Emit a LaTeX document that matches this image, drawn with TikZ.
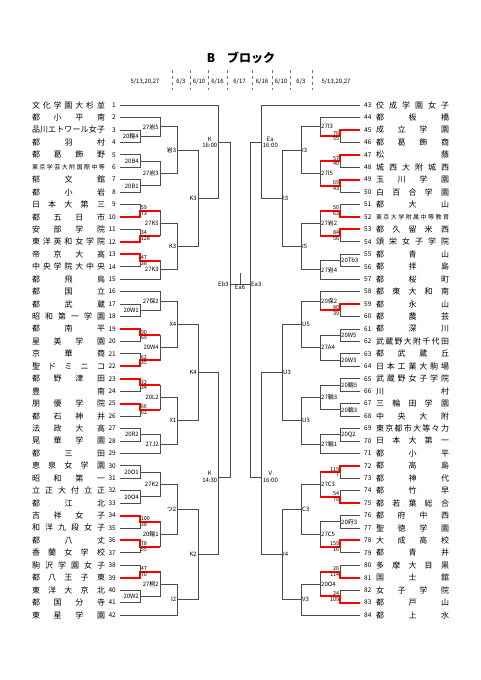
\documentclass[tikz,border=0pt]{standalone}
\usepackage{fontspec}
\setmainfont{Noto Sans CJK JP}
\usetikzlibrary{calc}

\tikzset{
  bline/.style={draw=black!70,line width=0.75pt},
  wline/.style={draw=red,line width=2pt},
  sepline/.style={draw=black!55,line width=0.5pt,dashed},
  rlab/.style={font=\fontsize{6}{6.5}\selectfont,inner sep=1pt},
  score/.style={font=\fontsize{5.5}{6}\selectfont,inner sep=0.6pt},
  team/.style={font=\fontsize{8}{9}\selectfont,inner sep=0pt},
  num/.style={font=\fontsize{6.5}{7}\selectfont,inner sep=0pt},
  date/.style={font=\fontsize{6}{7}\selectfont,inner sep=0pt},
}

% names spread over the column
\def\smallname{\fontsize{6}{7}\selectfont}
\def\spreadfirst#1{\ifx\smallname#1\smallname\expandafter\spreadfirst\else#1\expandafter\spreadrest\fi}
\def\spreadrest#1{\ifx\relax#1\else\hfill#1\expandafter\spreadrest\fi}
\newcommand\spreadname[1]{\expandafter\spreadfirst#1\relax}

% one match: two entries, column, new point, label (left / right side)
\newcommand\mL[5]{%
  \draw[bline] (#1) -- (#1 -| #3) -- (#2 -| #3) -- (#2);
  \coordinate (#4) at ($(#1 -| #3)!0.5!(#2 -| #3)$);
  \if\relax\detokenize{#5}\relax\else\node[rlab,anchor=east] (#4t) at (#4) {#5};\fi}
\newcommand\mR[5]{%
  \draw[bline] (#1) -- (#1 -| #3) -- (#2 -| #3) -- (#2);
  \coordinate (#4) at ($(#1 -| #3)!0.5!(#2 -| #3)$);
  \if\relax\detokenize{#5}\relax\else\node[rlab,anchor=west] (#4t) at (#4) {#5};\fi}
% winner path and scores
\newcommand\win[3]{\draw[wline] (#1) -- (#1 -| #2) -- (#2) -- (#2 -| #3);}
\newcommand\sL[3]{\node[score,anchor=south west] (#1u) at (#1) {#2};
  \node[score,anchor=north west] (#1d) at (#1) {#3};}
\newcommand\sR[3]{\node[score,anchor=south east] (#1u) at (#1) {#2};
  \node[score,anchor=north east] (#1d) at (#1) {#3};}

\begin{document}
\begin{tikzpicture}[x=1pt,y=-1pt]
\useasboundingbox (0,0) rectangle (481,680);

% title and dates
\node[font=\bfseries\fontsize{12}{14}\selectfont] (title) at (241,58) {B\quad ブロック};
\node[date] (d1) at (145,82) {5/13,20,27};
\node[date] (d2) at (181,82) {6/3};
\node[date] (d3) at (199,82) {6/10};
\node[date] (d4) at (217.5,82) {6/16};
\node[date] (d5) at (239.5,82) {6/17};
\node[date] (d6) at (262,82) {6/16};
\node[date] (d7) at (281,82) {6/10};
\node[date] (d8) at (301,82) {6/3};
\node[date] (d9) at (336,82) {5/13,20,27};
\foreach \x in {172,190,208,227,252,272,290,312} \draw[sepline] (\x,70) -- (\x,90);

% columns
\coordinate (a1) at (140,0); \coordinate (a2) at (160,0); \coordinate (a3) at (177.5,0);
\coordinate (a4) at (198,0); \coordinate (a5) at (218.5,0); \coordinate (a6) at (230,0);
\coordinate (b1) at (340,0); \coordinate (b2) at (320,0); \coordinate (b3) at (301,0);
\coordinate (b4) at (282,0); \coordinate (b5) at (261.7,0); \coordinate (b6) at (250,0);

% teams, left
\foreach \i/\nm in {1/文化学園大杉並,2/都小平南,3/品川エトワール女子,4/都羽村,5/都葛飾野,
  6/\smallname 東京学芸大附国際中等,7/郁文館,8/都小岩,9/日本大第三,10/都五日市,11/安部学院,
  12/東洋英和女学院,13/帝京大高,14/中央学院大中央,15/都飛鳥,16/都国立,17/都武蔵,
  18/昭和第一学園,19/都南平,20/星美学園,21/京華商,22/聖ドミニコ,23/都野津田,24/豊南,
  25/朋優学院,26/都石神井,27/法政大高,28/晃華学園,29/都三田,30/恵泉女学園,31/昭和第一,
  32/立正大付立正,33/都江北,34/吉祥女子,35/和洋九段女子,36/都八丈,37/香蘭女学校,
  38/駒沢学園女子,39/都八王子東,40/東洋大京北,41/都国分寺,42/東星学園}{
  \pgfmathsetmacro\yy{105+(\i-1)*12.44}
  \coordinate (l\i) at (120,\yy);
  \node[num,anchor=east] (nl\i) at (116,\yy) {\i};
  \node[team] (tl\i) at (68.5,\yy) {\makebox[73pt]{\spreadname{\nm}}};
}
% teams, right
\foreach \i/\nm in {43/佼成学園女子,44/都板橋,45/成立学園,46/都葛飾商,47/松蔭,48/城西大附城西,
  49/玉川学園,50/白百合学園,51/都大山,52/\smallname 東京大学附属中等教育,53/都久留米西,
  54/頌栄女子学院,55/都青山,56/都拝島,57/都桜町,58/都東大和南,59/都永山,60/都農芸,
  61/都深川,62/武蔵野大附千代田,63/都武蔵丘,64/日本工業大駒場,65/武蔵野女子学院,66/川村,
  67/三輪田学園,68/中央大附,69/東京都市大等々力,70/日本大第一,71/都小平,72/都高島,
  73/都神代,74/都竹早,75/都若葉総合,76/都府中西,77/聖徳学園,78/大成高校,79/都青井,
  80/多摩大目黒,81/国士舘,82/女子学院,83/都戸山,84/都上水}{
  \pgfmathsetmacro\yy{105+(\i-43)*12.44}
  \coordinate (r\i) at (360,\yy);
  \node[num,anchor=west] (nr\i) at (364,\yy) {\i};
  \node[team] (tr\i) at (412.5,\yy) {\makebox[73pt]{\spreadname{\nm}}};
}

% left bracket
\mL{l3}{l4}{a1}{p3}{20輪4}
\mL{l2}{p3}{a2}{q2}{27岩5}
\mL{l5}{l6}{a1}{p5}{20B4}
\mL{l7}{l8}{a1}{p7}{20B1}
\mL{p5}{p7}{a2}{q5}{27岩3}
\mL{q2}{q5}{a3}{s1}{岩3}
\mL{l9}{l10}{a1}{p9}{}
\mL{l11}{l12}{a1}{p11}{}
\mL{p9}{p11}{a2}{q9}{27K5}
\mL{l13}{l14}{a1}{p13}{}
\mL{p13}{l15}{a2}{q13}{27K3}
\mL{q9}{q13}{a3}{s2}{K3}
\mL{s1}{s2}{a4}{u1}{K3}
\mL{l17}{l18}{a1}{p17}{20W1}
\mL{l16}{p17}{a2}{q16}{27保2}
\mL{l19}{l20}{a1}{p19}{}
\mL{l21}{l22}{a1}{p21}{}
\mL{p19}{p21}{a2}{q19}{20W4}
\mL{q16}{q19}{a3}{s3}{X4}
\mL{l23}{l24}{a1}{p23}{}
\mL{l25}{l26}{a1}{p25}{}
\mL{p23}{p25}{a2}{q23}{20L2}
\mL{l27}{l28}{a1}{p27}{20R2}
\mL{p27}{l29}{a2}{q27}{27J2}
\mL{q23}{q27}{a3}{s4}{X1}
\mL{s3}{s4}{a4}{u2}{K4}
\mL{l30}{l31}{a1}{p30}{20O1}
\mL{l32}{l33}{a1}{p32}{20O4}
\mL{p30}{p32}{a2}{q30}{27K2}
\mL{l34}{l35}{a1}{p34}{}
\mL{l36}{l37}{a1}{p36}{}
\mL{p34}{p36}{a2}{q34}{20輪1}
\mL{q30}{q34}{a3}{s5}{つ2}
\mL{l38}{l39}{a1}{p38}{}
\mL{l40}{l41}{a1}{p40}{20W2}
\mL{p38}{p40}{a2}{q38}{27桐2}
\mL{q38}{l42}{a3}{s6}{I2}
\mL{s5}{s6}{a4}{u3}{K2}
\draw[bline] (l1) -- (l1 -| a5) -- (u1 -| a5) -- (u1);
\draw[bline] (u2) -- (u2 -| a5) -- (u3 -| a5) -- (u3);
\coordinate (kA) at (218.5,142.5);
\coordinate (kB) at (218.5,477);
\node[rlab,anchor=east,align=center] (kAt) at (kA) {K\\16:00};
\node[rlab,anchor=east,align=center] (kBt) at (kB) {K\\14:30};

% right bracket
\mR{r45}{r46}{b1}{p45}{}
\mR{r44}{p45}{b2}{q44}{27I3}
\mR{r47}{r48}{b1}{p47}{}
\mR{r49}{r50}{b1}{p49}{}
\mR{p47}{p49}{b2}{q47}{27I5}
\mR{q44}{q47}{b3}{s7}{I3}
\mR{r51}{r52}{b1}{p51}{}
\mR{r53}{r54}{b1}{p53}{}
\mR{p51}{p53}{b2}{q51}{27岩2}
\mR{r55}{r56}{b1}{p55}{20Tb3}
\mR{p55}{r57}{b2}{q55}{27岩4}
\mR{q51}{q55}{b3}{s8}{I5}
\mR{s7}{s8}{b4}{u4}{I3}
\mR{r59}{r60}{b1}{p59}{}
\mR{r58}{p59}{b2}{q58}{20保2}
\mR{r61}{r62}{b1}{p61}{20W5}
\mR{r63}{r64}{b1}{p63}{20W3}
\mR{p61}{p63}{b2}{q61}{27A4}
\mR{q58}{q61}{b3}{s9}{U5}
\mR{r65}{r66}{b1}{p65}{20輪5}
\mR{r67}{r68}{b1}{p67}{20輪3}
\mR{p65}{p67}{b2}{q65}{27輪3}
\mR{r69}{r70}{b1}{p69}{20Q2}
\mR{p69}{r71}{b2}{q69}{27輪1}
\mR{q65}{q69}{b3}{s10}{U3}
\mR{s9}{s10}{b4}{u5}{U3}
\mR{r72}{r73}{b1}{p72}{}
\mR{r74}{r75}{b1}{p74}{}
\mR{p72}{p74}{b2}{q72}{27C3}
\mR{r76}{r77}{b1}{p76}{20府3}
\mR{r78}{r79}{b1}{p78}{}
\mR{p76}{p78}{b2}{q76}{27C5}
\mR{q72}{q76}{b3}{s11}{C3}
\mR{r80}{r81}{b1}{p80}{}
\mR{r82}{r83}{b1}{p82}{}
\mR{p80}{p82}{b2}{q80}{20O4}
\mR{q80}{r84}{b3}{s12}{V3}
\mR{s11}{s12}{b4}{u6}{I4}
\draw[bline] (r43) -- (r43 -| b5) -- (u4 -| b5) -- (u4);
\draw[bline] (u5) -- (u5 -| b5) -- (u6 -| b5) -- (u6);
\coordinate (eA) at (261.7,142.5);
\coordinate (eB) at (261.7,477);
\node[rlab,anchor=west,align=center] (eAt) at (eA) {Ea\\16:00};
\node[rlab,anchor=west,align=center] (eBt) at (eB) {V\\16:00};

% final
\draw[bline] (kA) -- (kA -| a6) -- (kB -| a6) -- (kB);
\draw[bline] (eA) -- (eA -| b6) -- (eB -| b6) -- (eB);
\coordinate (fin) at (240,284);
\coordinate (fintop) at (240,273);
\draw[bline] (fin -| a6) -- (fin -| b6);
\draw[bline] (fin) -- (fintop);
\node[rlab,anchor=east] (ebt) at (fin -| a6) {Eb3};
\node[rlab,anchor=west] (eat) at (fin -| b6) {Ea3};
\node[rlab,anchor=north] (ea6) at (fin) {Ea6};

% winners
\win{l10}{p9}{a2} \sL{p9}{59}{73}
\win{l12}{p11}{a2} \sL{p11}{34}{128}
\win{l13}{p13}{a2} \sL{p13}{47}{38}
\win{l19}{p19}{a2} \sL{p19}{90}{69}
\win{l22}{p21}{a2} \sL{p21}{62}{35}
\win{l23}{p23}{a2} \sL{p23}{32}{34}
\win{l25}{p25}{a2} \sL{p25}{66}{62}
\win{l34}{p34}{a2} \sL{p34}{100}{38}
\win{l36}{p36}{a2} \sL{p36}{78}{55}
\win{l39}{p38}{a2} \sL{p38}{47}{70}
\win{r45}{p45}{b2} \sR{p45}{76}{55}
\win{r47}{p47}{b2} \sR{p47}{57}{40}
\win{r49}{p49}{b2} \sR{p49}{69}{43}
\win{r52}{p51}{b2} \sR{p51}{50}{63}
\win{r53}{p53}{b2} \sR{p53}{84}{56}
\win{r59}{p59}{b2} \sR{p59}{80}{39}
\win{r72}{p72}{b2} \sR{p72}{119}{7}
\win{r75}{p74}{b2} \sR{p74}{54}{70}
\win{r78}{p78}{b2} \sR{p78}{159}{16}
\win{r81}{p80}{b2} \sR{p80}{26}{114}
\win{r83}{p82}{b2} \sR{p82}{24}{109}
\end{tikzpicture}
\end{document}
--------------------------------------------------
→ REQUIREMENT: Up to and including the line containing "(0,0) rectangle (481,680);", repeat every line from the start of the data, but none of the pictures.

→ TASK RESPONSE:
Emit a LaTeX document that matches this image, drawn with TikZ.
\documentclass[tikz,border=0pt]{standalone}
\usepackage{fontspec}
\setmainfont{Noto Sans CJK JP}
\usetikzlibrary{calc}

\tikzset{
  bline/.style={draw=black!70,line width=0.75pt},
  wline/.style={draw=red,line width=2pt},
  sepline/.style={draw=black!55,line width=0.5pt,dashed},
  rlab/.style={font=\fontsize{6}{6.5}\selectfont,inner sep=1pt},
  score/.style={font=\fontsize{5.5}{6}\selectfont,inner sep=0.6pt},
  team/.style={font=\fontsize{8}{9}\selectfont,inner sep=0pt},
  num/.style={font=\fontsize{6.5}{7}\selectfont,inner sep=0pt},
  date/.style={font=\fontsize{6}{7}\selectfont,inner sep=0pt},
}

% names spread over the column
\def\smallname{\fontsize{6}{7}\selectfont}
\def\spreadfirst#1{\ifx\smallname#1\smallname\expandafter\spreadfirst\else#1\expandafter\spreadrest\fi}
\def\spreadrest#1{\ifx\relax#1\else\hfill#1\expandafter\spreadrest\fi}
\newcommand\spreadname[1]{\expandafter\spreadfirst#1\relax}

% one match: two entries, column, new point, label (left / right side)
\newcommand\mL[5]{%
  \draw[bline] (#1) -- (#1 -| #3) -- (#2 -| #3) -- (#2);
  \coordinate (#4) at ($(#1 -| #3)!0.5!(#2 -| #3)$);
  \if\relax\detokenize{#5}\relax\else\node[rlab,anchor=east] (#4t) at (#4) {#5};\fi}
\newcommand\mR[5]{%
  \draw[bline] (#1) -- (#1 -| #3) -- (#2 -| #3) -- (#2);
  \coordinate (#4) at ($(#1 -| #3)!0.5!(#2 -| #3)$);
  \if\relax\detokenize{#5}\relax\else\node[rlab,anchor=west] (#4t) at (#4) {#5};\fi}
% winner path and scores
\newcommand\win[3]{\draw[wline] (#1) -- (#1 -| #2) -- (#2) -- (#2 -| #3);}
\newcommand\sL[3]{\node[score,anchor=south west] (#1u) at (#1) {#2};
  \node[score,anchor=north west] (#1d) at (#1) {#3};}
\newcommand\sR[3]{\node[score,anchor=south east] (#1u) at (#1) {#2};
  \node[score,anchor=north east] (#1d) at (#1) {#3};}

\begin{document}
\begin{tikzpicture}[x=1pt,y=-1pt]
\useasboundingbox (0,0) rectangle (481,680);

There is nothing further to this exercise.